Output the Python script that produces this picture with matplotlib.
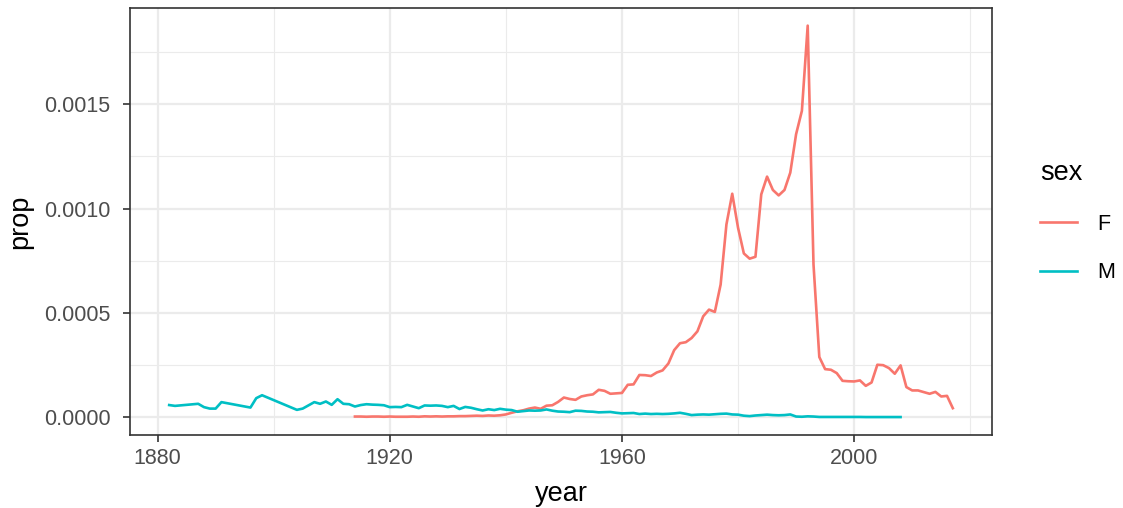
#!/usr/bin/env python3

# babynames style plot: proportion of babies given the name, by year and sex
import numpy as np
import matplotlib
matplotlib.use("Agg")
import matplotlib.pyplot as plt
from matplotlib.ticker import MultipleLocator, FixedLocator

plt.rcParams["font.family"] = ["Liberation Sans", "DejaVu Sans"]

# data
female_years = list(range(1914, 2018))
female_prop = [
    4e-6, 4e-6, 3e-6, 4e-6, 4e-6, 3e-6, 4e-6, 3e-6, 3e-6, 3e-6,          # 1914-1923
    4e-6, 3e-6, 5e-6, 4e-6, 5e-6, 4e-6, 5e-6, 5e-6, 6e-6, 6e-6,          # 1924-1933
    7e-6, 8e-6, 7e-6, 9e-6, 8e-6, 1.0e-5, 1.4e-5, 2.2e-5, 2.9e-5, 3.4e-5,  # 1934-1943
    4.2e-5, 4.7e-5, 4.1e-5, 5.6e-5, 5.8e-5, 7.4e-5, 9.5e-5, 8.8e-5, 8.4e-5, 1.0e-4,  # 1944-1953
    1.06e-4, 1.1e-4, 1.32e-4, 1.27e-4, 1.13e-4, 1.15e-4, 1.17e-4, 1.56e-4, 1.58e-4, 2.03e-4,  # 1954-1963
    2.02e-4, 1.98e-4, 2.15e-4, 2.25e-4, 2.58e-4, 3.22e-4, 3.55e-4, 3.6e-4, 3.8e-4, 4.12e-4,  # 1964-1973
    4.84e-4, 5.16e-4, 5.05e-4, 6.36e-4, 9.24e-4, 1.071e-3, 9.08e-4, 7.85e-4, 7.6e-4, 7.69e-4,  # 1974-1983
    1.068e-3, 1.153e-3, 1.089e-3, 1.063e-3, 1.089e-3, 1.172e-3, 1.356e-3, 1.468e-3, 1.876e-3, 7.32e-4,  # 1984-1993
    2.89e-4, 2.31e-4, 2.28e-4, 2.12e-4, 1.75e-4, 1.73e-4, 1.72e-4, 1.77e-4, 1.51e-4, 1.67e-4,  # 1994-2003
    2.52e-4, 2.5e-4, 2.36e-4, 2.09e-4, 2.49e-4, 1.45e-4, 1.29e-4, 1.29e-4, 1.21e-4, 1.13e-4,  # 2004-2013
    1.22e-4, 1.0e-4, 1.03e-4, 4.4e-5,                                    # 2014-2017
]

male_years = [1882, 1883, 1887, 1888, 1889, 1890, 1891, 1896, 1897, 1898,
              1904, 1905, 1907, 1908, 1909, 1910, 1911, 1912, 1913, 1914,
              1915, 1916, 1917] + list(range(1918, 2009))
male_prop = [
    5.9e-5, 5.5e-5, 6.5e-5, 4.9e-5, 4.2e-5, 4.2e-5, 7.3e-5, 4.7e-5, 9.2e-5, 1.06e-4,
    3.6e-5, 4.2e-5, 7.3e-5, 6.5e-5, 7.6e-5, 6.0e-5, 8.7e-5, 6.5e-5, 6.3e-5, 5.2e-5,
    5.9e-5, 6.3e-5, 6.1e-5,
    6.0e-5, 5.8e-5, 4.9e-5, 5.0e-5, 4.9e-5, 6.0e-5, 5.2e-5, 4.4e-5, 5.7e-5, 5.6e-5,  # 1918-1927
    5.7e-5, 5.5e-5, 4.9e-5, 5.5e-5, 4.0e-5, 5.0e-5, 4.6e-5, 3.9e-5, 3.3e-5, 3.9e-5,  # 1928-1937
    3.5e-5, 4.1e-5, 3.7e-5, 3.5e-5, 2.7e-5, 3.0e-5, 3.3e-5, 3.2e-5, 3.3e-5, 3.8e-5,  # 1938-1947
    3.2e-5, 2.8e-5, 2.7e-5, 2.5e-5, 3.2e-5, 3.1e-5, 2.8e-5, 2.7e-5, 2.4e-5, 2.5e-5,  # 1948-1957
    2.6e-5, 2.2e-5, 1.9e-5, 2.0e-5, 2.1e-5, 1.6e-5, 1.8e-5, 1.6e-5, 1.7e-5, 1.6e-5,  # 1958-1967
    1.7e-5, 1.9e-5, 2.2e-5, 1.7e-5, 1.1e-5, 1.3e-5, 1.4e-5, 1.3e-5, 1.5e-5, 1.7e-5,  # 1968-1977
    1.8e-5, 1.4e-5, 1.3e-5, 8e-6, 6e-6, 9e-6, 1.1e-5, 1.3e-5, 1.1e-5, 1.0e-5,        # 1978-1987
    1.1e-5, 1.4e-5, 4e-6, 3e-6, 5e-6, 4e-6, 2e-6, 2e-6, 2e-6, 2e-6,                  # 1988-1997
    2e-6, 2e-6, 2e-6, 2e-6, 1.5e-6, 1.5e-6, 1.5e-6, 1.5e-6, 1.5e-6, 1.5e-6, 1.5e-6,  # 1998-2008
]

sex_labels = ["F", "M"]
sex_colors = {"F": "#F8766D", "M": "#00BFC4"}


def main():
    fig = plt.figure(figsize=(11.23, 5.08), dpi=100)
    ax = fig.add_axes([130 / 1123, 73 / 508, 862 / 1123, 427 / 508])
    ax.set_facecolor("white")

    ax.plot(female_years, female_prop, color=sex_colors["F"], lw=1.9,
            label="F")
    ax.plot(male_years, male_prop, color=sex_colors["M"], lw=1.9,
            label="M")

    # ggplot like 5% expansion
    xmin, xmax = min(male_years + female_years), max(male_years + female_years)
    allp = female_prop + male_prop
    ymin, ymax = 0.0, max(allp)
    xpad = (xmax - xmin) * 0.05
    ypad = (ymax - ymin) * 0.045
    ax.set_xlim(xmin - xpad, xmax + xpad)
    ax.set_ylim(ymin - ypad, ymax + ypad)

    ax.xaxis.set_major_locator(FixedLocator([1880, 1920, 1960, 2000]))
    ax.xaxis.set_minor_locator(FixedLocator([1900, 1940, 1980, 2020]))
    ax.yaxis.set_major_locator(MultipleLocator(0.0005))
    ax.yaxis.set_minor_locator(FixedLocator([0.00025, 0.00075, 0.00125, 0.00175]))
    ax.yaxis.set_major_formatter(plt.FuncFormatter(lambda v, p: f"{v:.4f}"))

    ax.grid(which="major", color="#EBEBEB", lw=1.6)
    ax.grid(which="minor", color="#EBEBEB", lw=0.8)
    ax.set_axisbelow(True)

    for s in ax.spines.values():
        s.set_color("#333333")
        s.set_linewidth(1.2)

    ax.tick_params(which="major", length=5, width=1.2, color="#333333",
                   labelsize=15.5, labelcolor="#4D4D4D", pad=4)
    ax.tick_params(axis="y", which="major", pad=9)
    ax.tick_params(which="minor", length=0)

    ax.set_xlabel("year", fontsize=19.5, labelpad=9)
    ax.set_ylabel("prop", fontsize=19.5, labelpad=8)

    ax.legend(title="sex", loc="center left", bbox_to_anchor=(1.033, 0.50),
              frameon=False, fontsize=15.5, title_fontsize=19.5,
              handlelength=1.75, handletextpad=0.9, labelspacing=1.3,
              alignment="left")

    fig.savefig("out.png", dpi=100)


if __name__ == "__main__":
    main()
···
▶ [What needs to be done]
Write out exactly the opening lines of the data, stopping after the line that holds "from matplotlib.ticker import". Exclude pictures.

▶ [Correct output]
Output the Python script that produces this picture with matplotlib.
#!/usr/bin/env python3

# babynames style plot: proportion of babies given the name, by year and sex
import numpy as np
import matplotlib
matplotlib.use("Agg")
import matplotlib.pyplot as plt
from matplotlib.ticker import MultipleLocator, FixedLocator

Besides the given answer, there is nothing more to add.